The ministry visited 900 petrol stations, finding that about one in five of them had closed shop to profit from the change in fuel prices.

The Saudi Arabian government, like the governments of the UAE and other Arabian Gulf states, sets the domestic price of petrol.

Octane 91 rose from 0.45 riyals (44 fils) to 0.75 riyals overnight – an increase of 66 per cent, according to the Saudi Press Agency. Octane 95 rose to 0.9 riyals, up from 0.6 riyals – a 33 per cent price rise. A range of other price increases on water and electricity will be introduced on January 11.

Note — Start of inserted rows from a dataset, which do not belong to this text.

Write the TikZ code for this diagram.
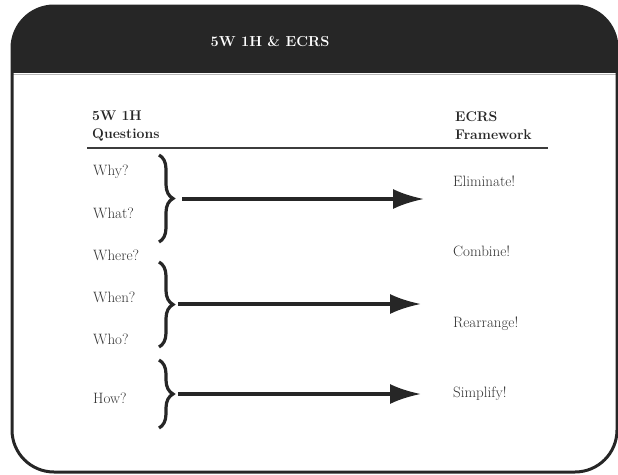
\documentclass[tikz,border=0pt]{standalone}
\usetikzlibrary{arrows.meta,decorations.pathreplacing}
\definecolor{band}{HTML}{262626}
\definecolor{ink}{HTML}{333333}
\begin{document}
\begin{tikzpicture}[x=1pt,y=-1pt,
  every node/.style={inner sep=0pt, font=\fontsize{15}{18}\selectfont},
  label/.style={anchor=base west, text=ink},
  heading/.style={anchor=base west, align=left, text=band,
    font=\fontsize{14}{18}\selectfont\bfseries},
  bracegroup/.style={decorate, decoration={brace, amplitude=14pt},
    line width=3.2pt, draw=band},
  flow/.style={line width=3.5pt, draw=band, -{Latex[length=31pt,width=20pt]}},
  rule/.style={line width=2.5pt, draw=band!90}]
\useasboundingbox (0,0) rectangle (618,474);

% card with dark title band
\begin{scope}
  \clip[rounded corners=42pt] (12,6) rectangle (617,472);
  \fill[band] (0,0) rectangle (618,73);
  \draw[gray!55, line width=1pt] (0,74.5) -- (618,74.5);
\end{scope}
\draw[band, line width=3pt, rounded corners=42pt] (12,6) rectangle (617,472);

\node[anchor=base, text=white, font=\fontsize{14.5}{18}\selectfont\bfseries]
  (title) at (270,46) {5W 1H \& ECRS};

% column headings (anchored on the baseline of their second line)
\node[heading] (qhead) at (92,138) {5W 1H\\Questions};
\node[heading] (ehead) at (455,139) {ECRS\\Framework};
\coordinate (ruleL) at (87,148);
\coordinate (ruleR) at (548,148);
\draw[rule] (ruleL) -- (ruleR);

% questions
\node[label] (why)   at (93,175) {Why?};
\node[label] (what)  at (93,218) {What?};
\node[label] (where) at (93,260) {Where?};
\node[label] (when)  at (93,302) {When?};
\node[label] (who)   at (93,344) {Who?};
\node[label] (how)   at (93,403) {How?};

% ECRS actions
\node[label] (elim)  at (453,186) {Eliminate!};
\node[label] (comb)  at (453,256) {Combine!};
\node[label] (rearr) at (453,327) {Rearrange!};
\node[label] (simp)  at (453,397) {Simplify!};

% braces grouping the questions
\coordinate (b1top) at (159,155);
\coordinate (b1bot) at (159,242);
\coordinate (b2top) at (159,262);
\coordinate (b2bot) at (159,347);
\coordinate (b3top) at (159,360);
\coordinate (b3bot) at (159,428);
\draw[bracegroup] (b1top) -- (b1bot);
\draw[bracegroup] (b2top) -- (b2bot);
\draw[bracegroup] (b3top) -- (b3bot);

% arrows from each group to its action
\coordinate (a1) at (182,199);
\coordinate (t1) at (424,199);
\coordinate (a2) at (178,304);
\coordinate (t2) at (421,304);
\coordinate (a3) at (178,394);
\coordinate (t3) at (421,394);
\draw[flow] (a1) -- (t1);
\draw[flow] (a2) -- (t2);
\draw[flow] (a3) -- (t3);
\end{tikzpicture}
\end{document}
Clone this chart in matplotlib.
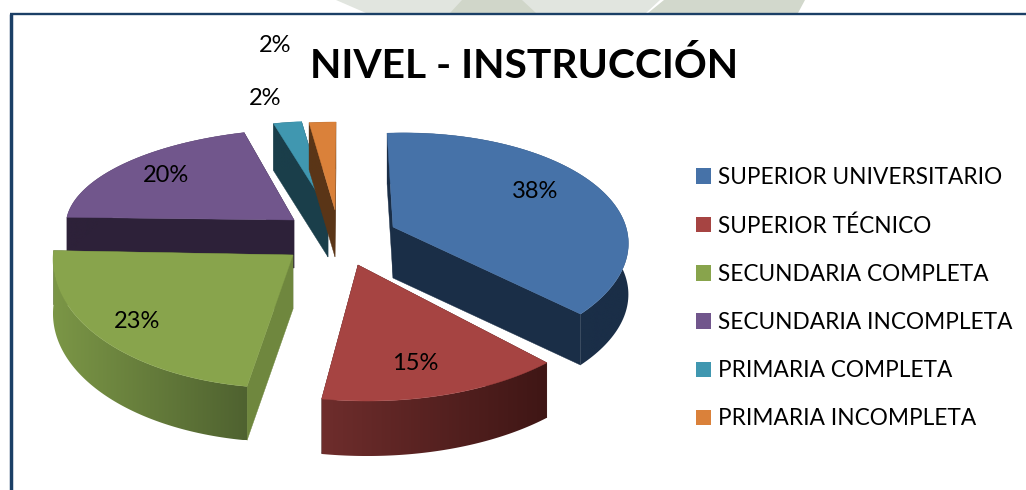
import numpy as np
import matplotlib
matplotlib.use('Agg')
import matplotlib.pyplot as plt
from matplotlib.patches import Polygon
from matplotlib.colors import to_rgb

# Data
categories = ['SUPERIOR UNIVERSITARIO', 'SUPERIOR TÉCNICO', 'SECUNDARIA COMPLETA',
              'SECUNDARIA INCOMPLETA', 'PRIMARIA COMPLETA', 'PRIMARIA INCOMPLETA']
values = [38, 15, 23, 20, 2, 2]
title = 'NIVEL - INSTRUCCIÓN'

# Styles
top_colors = ['#4672a8', '#a64442', '#88a44c', '#71568c', '#4097b0', '#da813a']
face_low = ['#1a2e47', '#431716', '#6f873e', '#2d2139', '#1a3e4a', '#5a3517']
face_high = ['#1a2e47', '#431716', '#4f6230', '#2d2139', '#1a3e4a', '#5a3517']
wall_left = ['#1a2e47', '#6e2d2c', '#7b9646', '#2d2139', '#1a3e4a', '#5a3517']
wall_right = ['#1a2e47', '#3f1615', '#4f6230', '#2d2139', '#1a3e4a', '#5a3517']

# Fake 3D placement of each slice, in pixels: apex x, apex y, a, b, c, d, depth, perspective
placement = [
    (393, 227, 230, -7, -8, -111, 51, 0.183),
    (358, 265, 262, -13, -2, -136, 55, 0),
    (293, 255, 240, 1, -4, -133, 54, 0),
    (294, 220, 228, 7, -3, -91, 48, 0),
    (328, 210, 227, 2, 1, -89, 47, 0),
    (335, 210, 215, 1, 0, -88, 47, 0),
]
draw_order = [3, 4, 5, 0, 2, 1]
label_pos = [(535, 192), (415, 364), (137, 321), (166, 176), (265, 99), (275, 46)]

plt.rcParams['font.family'] = ['Lato', 'DejaVu Sans']

fig = plt.figure(figsize=(10.26, 4.9), dpi=100, facecolor='white')
ax = fig.add_axes([0, 0, 1, 1])

wedges, _ = ax.pie(values, colors=top_colors, startangle=90, counterclock=False)


def to_px(place, theta):
    # unit circle point -> pixel position (y up, same as the data coords)
    cx, cy, a, b, c, d, _, p = place
    ux, uy = np.cos(np.radians(theta)), np.sin(np.radians(theta))
    w = 1 + p * uy
    return cx + (a * ux + b * uy) / w, 490 - (cy + (c * ux + d * uy) / w)


for z, i in enumerate(draw_order):
    w = wedges[i]
    place = placement[i]
    depth = place[6]
    base = 10 + z * 5
    apex = (place[0], 490 - place[1])

    # the two cut faces
    for theta, col in [(w.theta1, face_high[i]), (w.theta2, face_low[i])]:
        x, y = to_px(place, theta)
        ax.add_patch(Polygon([apex, (x, y), (x, y - depth), (apex[0], apex[1] - depth)],
                             closed=True, fc=col, ec=col, lw=0.3, zorder=base))

    # outer wall with a left to right gradient
    th = np.linspace(w.theta1, w.theta2, 120)
    xs, ys = to_px(place, th)
    verts = np.vstack([np.column_stack([xs, ys]), np.column_stack([xs, ys - depth])[::-1]])
    band = Polygon(verts, closed=True, fc='none', ec='none', transform=ax.transData)
    ax.add_patch(band)
    ramp = np.linspace(0, 1, 64)[None, :, None]
    img = (1 - ramp) * np.array(to_rgb(wall_left[i])) + ramp * np.array(to_rgb(wall_right[i]))
    im = ax.imshow(img, extent=(xs.min(), xs.max(), ys.min() - depth, ys.max()),
                   aspect='auto', interpolation='bilinear', zorder=base + 1)
    im.set_clip_path(band)

    # top surface, angles taken from the pie wedge
    ax.add_patch(Polygon(np.vstack([[apex], np.column_stack([xs, ys])]), closed=True,
                         fc=top_colors[i], ec=top_colors[i], lw=0.3, zorder=base + 2))
    w.remove()

ax.set_xlim(0, 1026)
ax.set_ylim(0, 490)
ax.set_aspect('auto')
ax.axis('off')

# percentage labels
for v, (x, y) in zip(values, label_pos):
    ax.text(x, 490 - y, f'{v}%', fontsize=17, color='black', ha='center', va='center', zorder=60)

ax.text(524, 490 - 78, title, fontsize=29.3, fontweight='bold', color='black',
        ha='center', va='baseline', zorder=60)

leg = ax.legend(wedges, categories, loc='upper left', bbox_to_anchor=(696 / 1026, 1 - 167 / 490),
                frameon=False, fontsize=16.3, handlelength=0.66, handleheight=0.66,
                handletextpad=0.31, labelspacing=1.2, borderpad=0, borderaxespad=0)
leg.set_zorder(60)

# faded background graphic at the top and the frame
ax.add_patch(Polygon([(336, 490), (660, 490), (646, 477), (366, 477)], closed=True,
                     fc='#e1e5df', ec='none', zorder=1))
ax.add_patch(Polygon([(462, 490), (522, 490), (536, 477), (450, 477)], closed=True,
                     fc='#d0d6c9', ec='none', zorder=2))
ax.add_patch(Polygon([(664, 490), (805, 490), (798, 477), (648, 477)], closed=True,
                     fc='#d2d8cc', ec='none', zorder=2))
ax.plot([11, 11], [0, 476], color='#1b3f66', lw=2.5, solid_capstyle='butt', zorder=70)
ax.plot([10, 1026], [476, 476], color='#1b3f66', lw=1.7, solid_capstyle='butt', zorder=70)

fig.savefig('out.png', dpi=100)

The Saudi government announced the increases in fuel prices after revealing its 2016 budget on Monday, which included promises to reform energy subsidies. The kingdom ran a budget deficit of about 16 per cent of GDP last year and is planning a budget deficit of 13 per cent next year.

The kingdom’s oil market strategy means economic pain at home.

The government depends on the sale of oil for 78 per cent of its revenue and oil prices are close to an 11-year low.

But the slow pace of diversification efforts means that the profitability of the private sector remains dependent on government spending, the IMF said.